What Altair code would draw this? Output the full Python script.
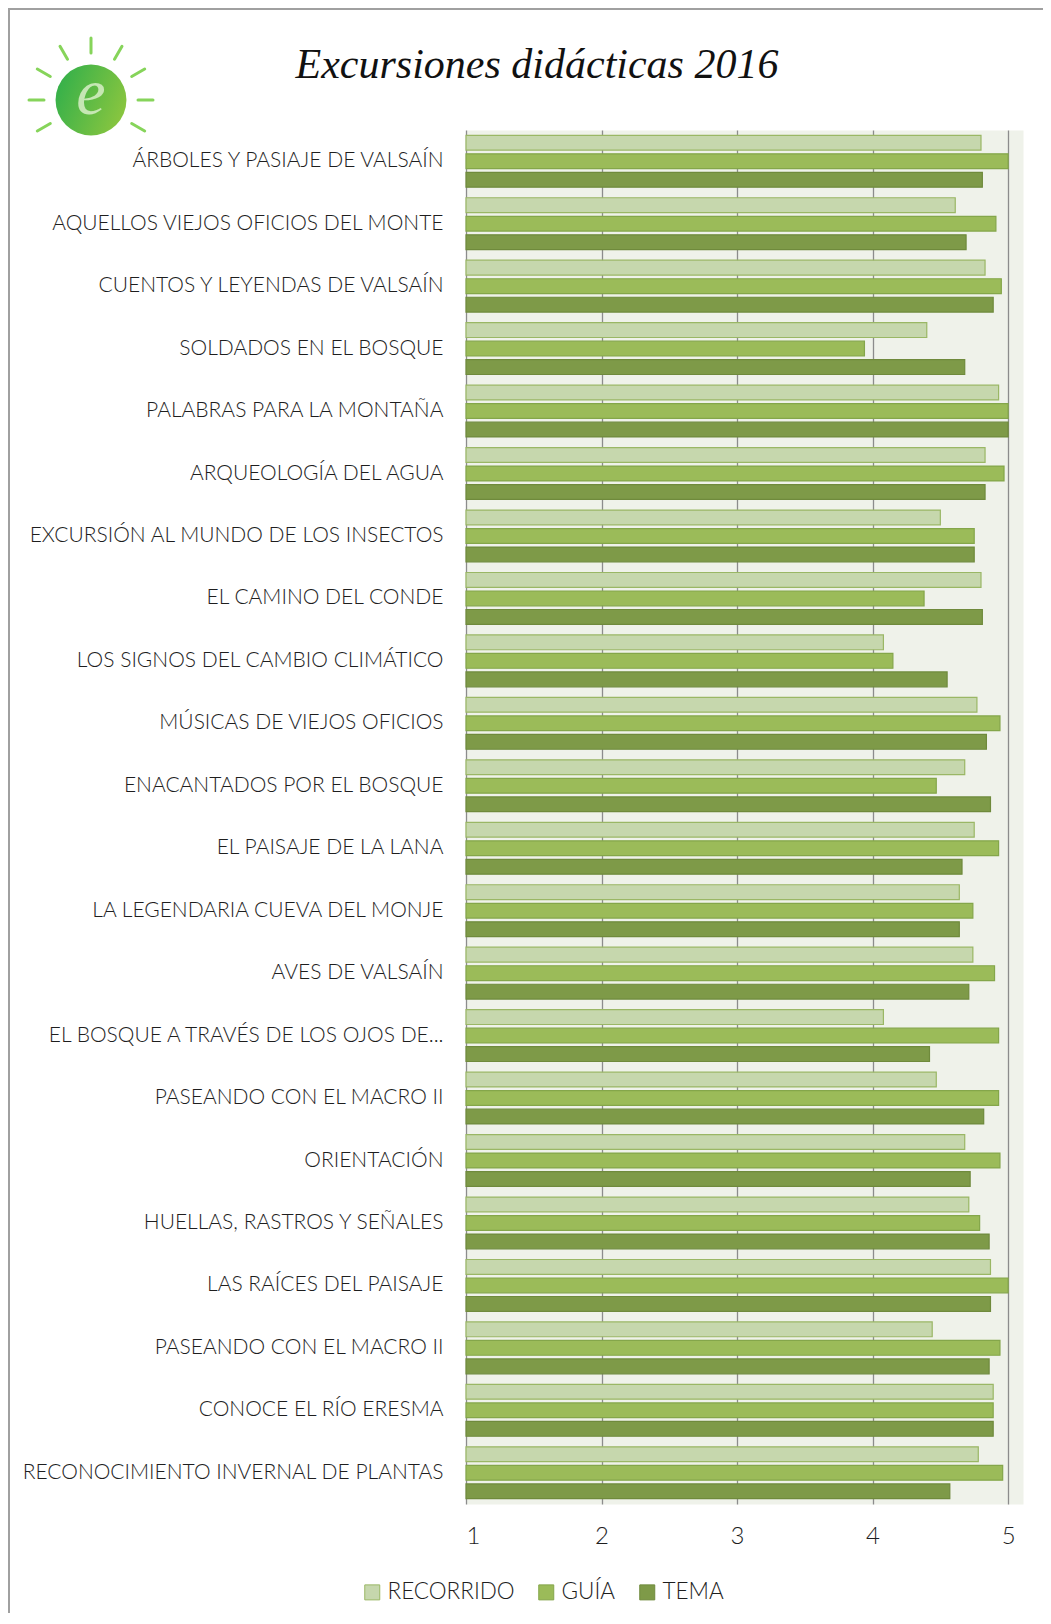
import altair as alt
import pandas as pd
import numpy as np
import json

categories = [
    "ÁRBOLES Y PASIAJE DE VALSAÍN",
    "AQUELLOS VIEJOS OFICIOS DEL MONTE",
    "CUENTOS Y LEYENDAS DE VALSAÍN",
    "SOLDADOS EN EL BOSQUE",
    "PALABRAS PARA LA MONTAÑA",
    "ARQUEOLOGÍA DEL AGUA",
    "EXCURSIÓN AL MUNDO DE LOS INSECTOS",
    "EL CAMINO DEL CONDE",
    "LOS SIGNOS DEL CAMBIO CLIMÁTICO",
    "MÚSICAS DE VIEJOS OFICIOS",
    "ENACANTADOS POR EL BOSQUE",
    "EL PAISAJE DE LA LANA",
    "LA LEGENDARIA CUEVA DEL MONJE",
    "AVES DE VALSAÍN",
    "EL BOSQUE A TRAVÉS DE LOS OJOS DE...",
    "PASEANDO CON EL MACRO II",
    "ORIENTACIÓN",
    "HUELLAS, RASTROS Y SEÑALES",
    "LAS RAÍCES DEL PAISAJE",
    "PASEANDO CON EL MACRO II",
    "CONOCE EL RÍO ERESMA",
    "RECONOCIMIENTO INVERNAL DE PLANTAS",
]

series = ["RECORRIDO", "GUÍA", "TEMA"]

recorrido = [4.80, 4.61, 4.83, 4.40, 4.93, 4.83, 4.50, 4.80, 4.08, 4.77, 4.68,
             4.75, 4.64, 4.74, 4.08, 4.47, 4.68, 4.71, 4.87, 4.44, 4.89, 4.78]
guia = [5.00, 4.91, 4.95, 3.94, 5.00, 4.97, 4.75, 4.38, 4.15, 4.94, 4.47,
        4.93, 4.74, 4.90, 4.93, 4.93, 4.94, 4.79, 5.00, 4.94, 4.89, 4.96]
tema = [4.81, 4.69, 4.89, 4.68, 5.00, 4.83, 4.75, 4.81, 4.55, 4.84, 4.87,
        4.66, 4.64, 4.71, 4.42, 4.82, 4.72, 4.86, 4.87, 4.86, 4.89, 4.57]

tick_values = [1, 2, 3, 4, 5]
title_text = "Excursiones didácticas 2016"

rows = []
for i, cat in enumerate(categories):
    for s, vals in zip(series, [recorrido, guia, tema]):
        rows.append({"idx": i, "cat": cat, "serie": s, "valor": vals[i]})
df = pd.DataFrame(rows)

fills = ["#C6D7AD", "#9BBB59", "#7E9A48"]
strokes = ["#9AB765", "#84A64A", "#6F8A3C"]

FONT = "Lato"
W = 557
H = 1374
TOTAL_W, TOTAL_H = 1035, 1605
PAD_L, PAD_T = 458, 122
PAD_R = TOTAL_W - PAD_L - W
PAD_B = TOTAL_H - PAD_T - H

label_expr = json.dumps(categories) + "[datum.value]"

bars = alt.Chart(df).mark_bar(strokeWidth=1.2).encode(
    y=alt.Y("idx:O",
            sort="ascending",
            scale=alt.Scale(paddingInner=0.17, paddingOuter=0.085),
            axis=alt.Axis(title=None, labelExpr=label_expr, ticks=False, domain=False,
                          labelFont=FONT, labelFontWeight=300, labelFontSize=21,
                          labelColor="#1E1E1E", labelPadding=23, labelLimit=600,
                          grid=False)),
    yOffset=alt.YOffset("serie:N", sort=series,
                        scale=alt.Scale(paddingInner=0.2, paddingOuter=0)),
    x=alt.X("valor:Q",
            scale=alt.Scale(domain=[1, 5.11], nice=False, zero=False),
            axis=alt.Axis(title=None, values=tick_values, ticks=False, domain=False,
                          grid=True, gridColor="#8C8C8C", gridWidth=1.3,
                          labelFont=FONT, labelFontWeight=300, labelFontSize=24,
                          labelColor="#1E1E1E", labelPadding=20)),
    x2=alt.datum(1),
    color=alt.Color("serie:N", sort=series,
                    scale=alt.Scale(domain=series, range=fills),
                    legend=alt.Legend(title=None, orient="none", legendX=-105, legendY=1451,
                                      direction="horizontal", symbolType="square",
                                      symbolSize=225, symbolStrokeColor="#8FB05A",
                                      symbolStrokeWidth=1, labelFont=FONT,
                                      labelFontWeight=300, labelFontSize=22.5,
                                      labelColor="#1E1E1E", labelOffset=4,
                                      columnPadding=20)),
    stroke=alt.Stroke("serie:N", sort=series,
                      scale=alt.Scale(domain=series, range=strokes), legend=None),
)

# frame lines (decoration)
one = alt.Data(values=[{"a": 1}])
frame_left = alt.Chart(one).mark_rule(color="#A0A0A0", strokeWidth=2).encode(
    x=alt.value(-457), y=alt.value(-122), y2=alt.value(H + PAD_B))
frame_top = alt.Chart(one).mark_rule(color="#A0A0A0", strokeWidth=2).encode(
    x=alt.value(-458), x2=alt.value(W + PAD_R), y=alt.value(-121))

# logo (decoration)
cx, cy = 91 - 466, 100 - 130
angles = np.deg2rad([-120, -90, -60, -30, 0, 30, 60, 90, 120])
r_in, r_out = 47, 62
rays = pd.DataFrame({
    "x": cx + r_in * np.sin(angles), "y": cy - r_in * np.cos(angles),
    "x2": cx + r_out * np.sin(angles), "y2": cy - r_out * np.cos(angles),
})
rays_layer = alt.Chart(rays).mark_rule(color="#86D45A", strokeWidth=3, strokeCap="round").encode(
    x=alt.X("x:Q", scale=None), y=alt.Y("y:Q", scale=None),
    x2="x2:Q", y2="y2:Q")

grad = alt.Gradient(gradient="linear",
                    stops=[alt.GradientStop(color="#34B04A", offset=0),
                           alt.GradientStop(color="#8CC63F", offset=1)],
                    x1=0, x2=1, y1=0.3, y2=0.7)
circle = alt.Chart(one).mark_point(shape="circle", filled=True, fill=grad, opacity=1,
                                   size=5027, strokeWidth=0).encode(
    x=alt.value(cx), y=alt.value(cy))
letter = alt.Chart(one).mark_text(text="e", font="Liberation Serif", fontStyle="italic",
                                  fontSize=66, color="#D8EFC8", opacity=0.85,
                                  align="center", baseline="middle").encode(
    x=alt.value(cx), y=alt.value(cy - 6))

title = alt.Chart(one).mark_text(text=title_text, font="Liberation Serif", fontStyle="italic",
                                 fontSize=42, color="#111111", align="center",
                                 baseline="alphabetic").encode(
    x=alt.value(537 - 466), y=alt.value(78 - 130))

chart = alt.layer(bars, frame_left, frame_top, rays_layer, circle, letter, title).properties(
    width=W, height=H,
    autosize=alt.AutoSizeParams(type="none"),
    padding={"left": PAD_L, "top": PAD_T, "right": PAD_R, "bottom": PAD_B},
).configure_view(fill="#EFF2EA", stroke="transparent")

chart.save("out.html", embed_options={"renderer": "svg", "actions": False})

^^^^^^^^

• **Given instruction**: Skip the pictures and restate exactly the lines from the beginning of the listing to the line with "import json", that line included.

• **Complete response**:
What Altair code would draw this? Output the full Python script.
import altair as alt
import pandas as pd
import numpy as np
import json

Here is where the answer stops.